最后的next函数会通过调用get_next_reader针对获取到的不同的filename创建新的parquet_reader，并对其包含的rowgroup进行扫描。其中添加了，如果filename文件处理完毕，可以通过再次调用get_next_reader函数获取新的针对不同文件的parquet_reader，并对其包含的rowgroup进行扫描。

bool next(TupleTableSlot *slot, bool fake=false){
        ReadStatus  res;
        if (unlikely(reader == NULL)) {
            if ((reader = this->get_next_reader()) == NULL)
                return false;
        }
        res = reader->next(slot, fake);

        /* Finished reading current reader?
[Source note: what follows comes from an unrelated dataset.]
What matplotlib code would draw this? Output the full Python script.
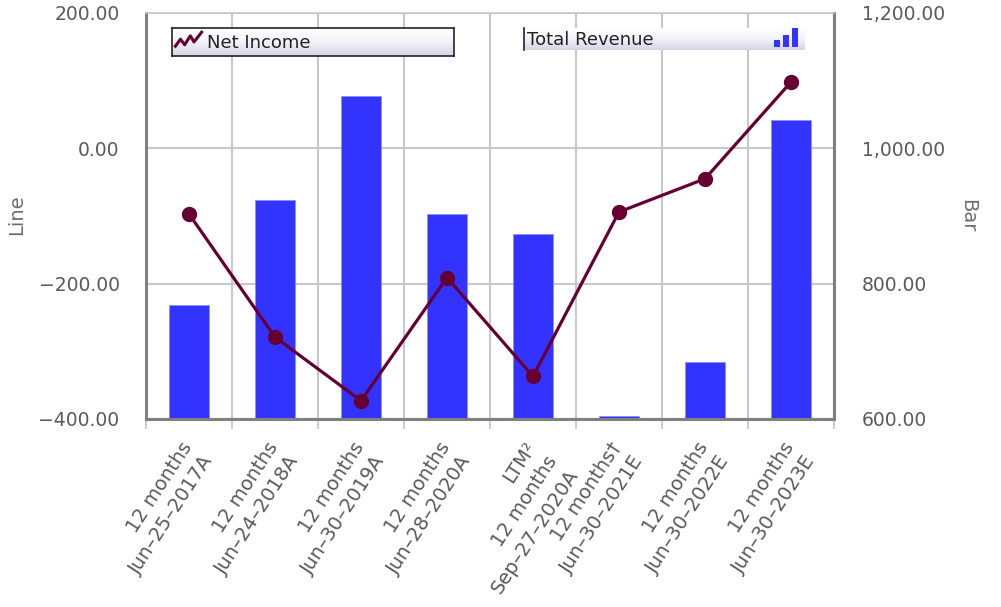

Proceed to the next one */
        if (unlikely(res != RS_SUCCESS)) {
            while (true) {
                if (reader) delete reader;
                reader = this->get_next_reader();
                if (!reader) return false;
                res = reader->next(slot, fake);
                if (res == RS_SUCCESS)  break;
            }
        }

        if (res == RS_SUCCESS) { /* ExecStoreVirtualTuple doesn't throw postgres exceptions thus no need to wrap it into PG_TRY / PG_CATCH */
            ExecStoreVirtualTuple(slot);
        }
        return res;
    }